マイペースな楓さんにそれができるか? 私は大丈夫だと信じている。
私にとっての楓さんの魅力とは、もちろん容姿やステージもさることながら、なんと言っても文通の楽しさである。
私は多くの踊り子さんと手紙でのコミュニケーションを楽しんでいるが、たくさんあるネタの中から誰にどの話題を提供するか常に腐心している。当然ながら他の踊り子さんのことに関心のない方が多い。そんな中で、今この業界で最も私の手紙をたくさん読み、最近の私の状況を知り、そして私のことをよく理解してくれているのは間違いなく楓さんである。それだけで私にとって楓さんは絶対的な存在。
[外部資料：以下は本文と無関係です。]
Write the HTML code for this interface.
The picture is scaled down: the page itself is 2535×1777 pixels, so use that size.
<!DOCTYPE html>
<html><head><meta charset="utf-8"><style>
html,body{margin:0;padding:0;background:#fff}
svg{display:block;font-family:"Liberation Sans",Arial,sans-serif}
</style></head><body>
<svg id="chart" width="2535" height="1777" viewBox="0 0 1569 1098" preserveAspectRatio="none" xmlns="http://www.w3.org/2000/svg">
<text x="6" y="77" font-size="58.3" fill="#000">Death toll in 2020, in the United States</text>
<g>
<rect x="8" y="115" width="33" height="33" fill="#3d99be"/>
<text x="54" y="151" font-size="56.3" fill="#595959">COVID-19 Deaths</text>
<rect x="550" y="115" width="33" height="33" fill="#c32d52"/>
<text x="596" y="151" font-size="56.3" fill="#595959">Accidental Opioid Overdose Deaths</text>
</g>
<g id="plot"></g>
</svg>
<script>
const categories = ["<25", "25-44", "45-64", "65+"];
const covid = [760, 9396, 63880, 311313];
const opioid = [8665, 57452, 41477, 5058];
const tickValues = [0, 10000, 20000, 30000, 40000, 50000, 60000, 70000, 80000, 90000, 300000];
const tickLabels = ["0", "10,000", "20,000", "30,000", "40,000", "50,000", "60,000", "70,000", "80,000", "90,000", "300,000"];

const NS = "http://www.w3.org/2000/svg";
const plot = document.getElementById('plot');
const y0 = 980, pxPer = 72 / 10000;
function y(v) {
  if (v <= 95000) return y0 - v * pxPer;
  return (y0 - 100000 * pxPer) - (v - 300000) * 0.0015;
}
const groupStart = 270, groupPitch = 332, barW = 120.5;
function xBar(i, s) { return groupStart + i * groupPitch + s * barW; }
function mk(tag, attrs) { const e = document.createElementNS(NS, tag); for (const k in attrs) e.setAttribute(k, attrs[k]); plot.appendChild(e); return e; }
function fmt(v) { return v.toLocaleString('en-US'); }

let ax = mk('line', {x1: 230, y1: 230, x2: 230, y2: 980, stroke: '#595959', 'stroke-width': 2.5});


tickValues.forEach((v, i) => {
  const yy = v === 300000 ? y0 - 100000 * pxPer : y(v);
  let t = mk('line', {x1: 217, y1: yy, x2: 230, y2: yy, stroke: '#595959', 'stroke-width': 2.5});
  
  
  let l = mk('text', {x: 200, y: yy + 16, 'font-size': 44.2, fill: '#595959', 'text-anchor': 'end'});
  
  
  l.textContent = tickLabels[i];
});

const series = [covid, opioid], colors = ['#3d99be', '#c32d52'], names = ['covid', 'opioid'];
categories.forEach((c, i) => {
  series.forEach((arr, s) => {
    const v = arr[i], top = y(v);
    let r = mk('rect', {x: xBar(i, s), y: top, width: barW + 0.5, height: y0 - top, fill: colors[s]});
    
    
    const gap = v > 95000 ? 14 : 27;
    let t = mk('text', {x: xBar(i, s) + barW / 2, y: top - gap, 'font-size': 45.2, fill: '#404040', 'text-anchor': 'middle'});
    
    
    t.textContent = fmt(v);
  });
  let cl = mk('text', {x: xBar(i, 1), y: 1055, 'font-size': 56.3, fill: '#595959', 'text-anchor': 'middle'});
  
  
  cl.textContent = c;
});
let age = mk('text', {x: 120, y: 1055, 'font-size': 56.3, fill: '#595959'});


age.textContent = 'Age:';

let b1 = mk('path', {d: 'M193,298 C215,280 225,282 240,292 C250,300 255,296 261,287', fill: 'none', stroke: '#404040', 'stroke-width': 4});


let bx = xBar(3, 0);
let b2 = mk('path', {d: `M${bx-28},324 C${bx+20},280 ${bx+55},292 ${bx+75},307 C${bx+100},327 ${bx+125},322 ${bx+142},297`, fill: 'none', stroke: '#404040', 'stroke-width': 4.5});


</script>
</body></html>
彼女は私の手紙をすごく楽しんでくれ、常に私の立場で感想を述べてくれる。それがたまらなく嬉しい。他の踊り子さんの話題でも面白いし勉強になると、私の手紙をストリップの教科書のように学ぼうとしてくれる。常に冷静で、賢いのがよく分かる。楓さんこそ、まさに良妻賢母タイプ。
今年いっぱいで引退するTSの早瀬みなさんや東洋の篠崎ひめさんは、私にとってストリップの母なる存在であった。愚痴を含め、今私が最も関心が高いこと・贔屓にしている踊り子さんなど赤裸々に話すことができた。そして、まさに母親のごとく親身に耳を傾けてくれた。この二人が抜ける今、楓さんこそが私の母なる存在の一人として大きくなった。
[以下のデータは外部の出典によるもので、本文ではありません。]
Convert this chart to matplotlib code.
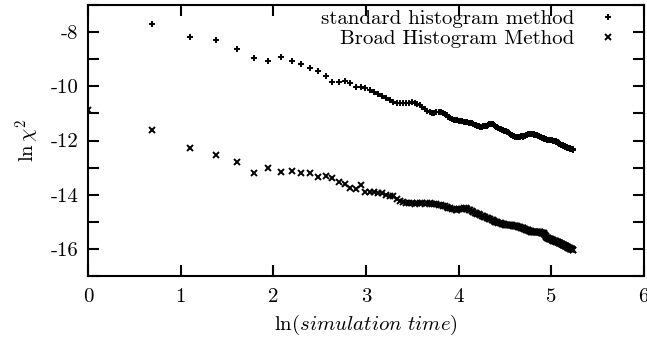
import numpy as np
import matplotlib
matplotlib.use("Agg")
import matplotlib.pyplot as plt
from matplotlib.ticker import MultipleLocator, FuncFormatter

# simulation time steps
t_std = np.arange(2, 189)
t_bhm = np.arange(1, 189)

# ln chi^2, standard histogram method (t = 2 .. 188)
ln_chi2_std = [
    -7.70, -8.18, -8.29, -8.62, -8.97, -9.05, -8.90, -9.06, -9.18,
    -9.31, -9.45, -9.61, -9.83, -9.83, -9.80, -9.89, -10.01, -10.04, -10.06,
    -10.12, -10.20, -10.30, -10.37, -10.44, -10.50, -10.57, -10.60, -10.62, -10.63,
    -10.62, -10.60, -10.58, -10.60, -10.64, -10.69, -10.76, -10.85, -10.90, -10.96,
    -11.00, -10.97, -10.94, -10.94, -10.95, -10.98, -11.03, -11.06, -11.12, -11.18,
    -11.22, -11.24, -11.25, -11.26, -11.27, -11.27, -11.28, -11.30, -11.31, -11.33,
    -11.35, -11.36, -11.37, -11.39, -11.41, -11.43, -11.45, -11.47, -11.49, -11.49,
    -11.48, -11.47, -11.46, -11.45, -11.42, -11.40, -11.38, -11.38, -11.40, -11.44,
    -11.47, -11.49, -11.51, -11.54, -11.56, -11.58, -11.60, -11.62, -11.64, -11.65,
    -11.66, -11.67, -11.69, -11.72, -11.75, -11.78, -11.81, -11.83, -11.85, -11.86,
    -11.87, -11.87, -11.86, -11.87, -11.86, -11.86, -11.85, -11.85, -11.86, -11.85,
    -11.84, -11.82, -11.80, -11.78, -11.77, -11.76, -11.76, -11.75, -11.75, -11.76,
    -11.76, -11.77, -11.77, -11.78, -11.78, -11.79, -11.80, -11.81, -11.83, -11.85,
    -11.86, -11.87, -11.88, -11.89, -11.90, -11.91, -11.92, -11.93, -11.94, -11.95,
    -11.96, -11.97, -11.97, -11.98, -11.98, -11.98, -11.99, -11.98, -11.99, -11.99,
    -12.00, -12.00, -12.01, -12.01, -12.02, -12.03, -12.04, -12.05, -12.06, -12.08,
    -12.09, -12.11, -12.12, -12.14, -12.15, -12.16, -12.17, -12.18, -12.19, -12.20,
    -12.21, -12.22, -12.23, -12.24, -12.24, -12.25, -12.26, -12.27, -12.28, -12.28,
    -12.29, -12.30, -12.30, -12.31, -12.32, -12.32, -12.33, -12.34,
]

# ln chi^2, broad histogram method (t = 1 .. 188)
ln_chi2_bhm = [
    -10.87,
    -11.61, -12.29, -12.54, -12.78, -13.18, -13.01, -13.15, -13.13, -13.21,
    -13.19, -13.36, -13.30, -13.39, -13.54, -13.62, -13.74, -13.80, -13.64, -13.89,
    -13.90, -13.91, -13.93, -13.95, -14.01, -14.03, -14.06, -14.14, -14.25, -14.27,
    -14.29, -14.31, -14.32, -14.33, -14.32, -14.31, -14.32, -14.33, -14.32, -14.32,
    -14.33, -14.35, -14.36, -14.37, -14.38, -14.40, -14.43, -14.46, -14.48, -14.50,
    -14.52, -14.54, -14.55, -14.55, -14.54, -14.52, -14.51, -14.50, -14.50, -14.52,
    -14.55, -14.58, -14.61, -14.64, -14.67, -14.69, -14.71, -14.73, -14.75, -14.77,
    -14.79, -14.81, -14.83, -14.85, -14.87, -14.89, -14.91, -14.93, -14.95, -14.97,
    -14.99, -15.00, -15.02, -15.03, -15.05, -15.06, -15.07, -15.08, -15.09, -15.10,
    -15.11, -15.12, -15.12, -15.12, -15.12, -15.13, -15.13, -15.14, -15.14, -15.15,
    -15.15, -15.16, -15.17, -15.18, -15.19, -15.20, -15.21, -15.22, -15.23, -15.24,
    -15.25, -15.27, -15.29, -15.30, -15.31, -15.32, -15.33, -15.34, -15.35, -15.36,
    -15.36, -15.37, -15.37, -15.38, -15.38, -15.38, -15.39, -15.39, -15.39, -15.39,
    -15.39, -15.39, -15.40, -15.40, -15.40, -15.40, -15.41, -15.45, -15.50, -15.54,
    -15.57, -15.59, -15.60, -15.61, -15.62, -15.63, -15.64, -15.65, -15.66, -15.67,
    -15.68, -15.69, -15.70, -15.71, -15.72, -15.72, -15.73, -15.74, -15.75, -15.76,
    -15.77, -15.78, -15.79, -15.80, -15.81, -15.82, -15.83, -15.84, -15.85, -15.86,
    -15.87, -15.88, -15.89, -15.90, -15.91, -15.92, -15.93, -15.94, -15.95, -15.97,
    -15.98, -15.99, -15.99, -16.00, -16.01, -16.02, -16.03, -16.04,
]

plt.rcParams['font.family'] = 'cmr10'
plt.rcParams['mathtext.fontset'] = 'cm'
plt.rcParams['axes.unicode_minus'] = False
plt.rcParams['axes.formatter.use_mathtext'] = True

fig = plt.figure(figsize=(6.47, 3.37), dpi=100)
ax = fig.add_axes([0.136, 0.181, 0.859, 0.804])

ax.plot(np.log(t_std), ln_chi2_std, linestyle='none', marker='+',
        color='black', markersize=4.8, markeredgewidth=1.4,
        label='standard histogram method')
ax.plot(np.log(t_bhm), ln_chi2_bhm, linestyle='none', marker='x',
        color='black', markersize=3.8, markeredgewidth=1.4,
        label='Broad Histogram Method')

ax.set_xlim(0, 6)
ax.set_ylim(-17, -7)
ax.xaxis.set_major_locator(MultipleLocator(1))
ax.yaxis.set_major_locator(MultipleLocator(1))
ax.yaxis.set_major_formatter(FuncFormatter(
    lambda v, pos: '%d' % v if int(round(v)) % 2 == 0 else ''))
ax.xaxis.set_major_formatter(FuncFormatter(lambda v, pos: '%d' % v))

ax.tick_params(direction='in', length=8, width=1.5, top=True, right=True,
               labelsize=15, pad=7)
ax.tick_params(axis='x', pad=9)
for s in ax.spines.values():
    s.set_linewidth(1.5)

ax.set_xlabel(r'$\ln(\mathit{simulation\ time})$', fontsize=15, labelpad=5)
ax.set_ylabel(r'$\ln\chi^2$', fontsize=15, labelpad=6)

ax.legend(loc='upper right', bbox_to_anchor=(0.962, 0.99), frameon=False,
          markerfirst=False, fontsize=15, handlelength=1.2,
          handletextpad=1.0, labelspacing=0.05, borderaxespad=0.0,
          borderpad=0.1, markerscale=1.0)

fig.savefig('out.png', dpi=100)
そんな彼女だから、全体を見て、先を見て、周りに気配りするなどのリーダー的資質は十分に兼ね備えていると私は確信している。
水咲カレンさんや桜井ななみさんにとっては、早瀬みなさんという素敵なお姐さんがいたからエースとしても伸び伸びやれた。ななみさんとみなさんが辞めて、カレンさんがどこまで頑張ってくれるか分からないが、これからは楓さんもエースの自覚をもって望んでいかなければならない時期に来たと思う。
たしかに今の状況で、万一、カレンさんまで抜けたら、TSは大変なことになると思う。
ただ、いつのときも物事はなるようになるものです。会社でも、よく「この人に部長なんか務まるの?」と言われても、実際に部長になれば部長らしくなるものです。まさにポストが人を作ります。
だから、楓さん、心配はいりません。なにより我々ファンが必ず支えます。今まで通りマイペースで頑張ってくれればいいだけです。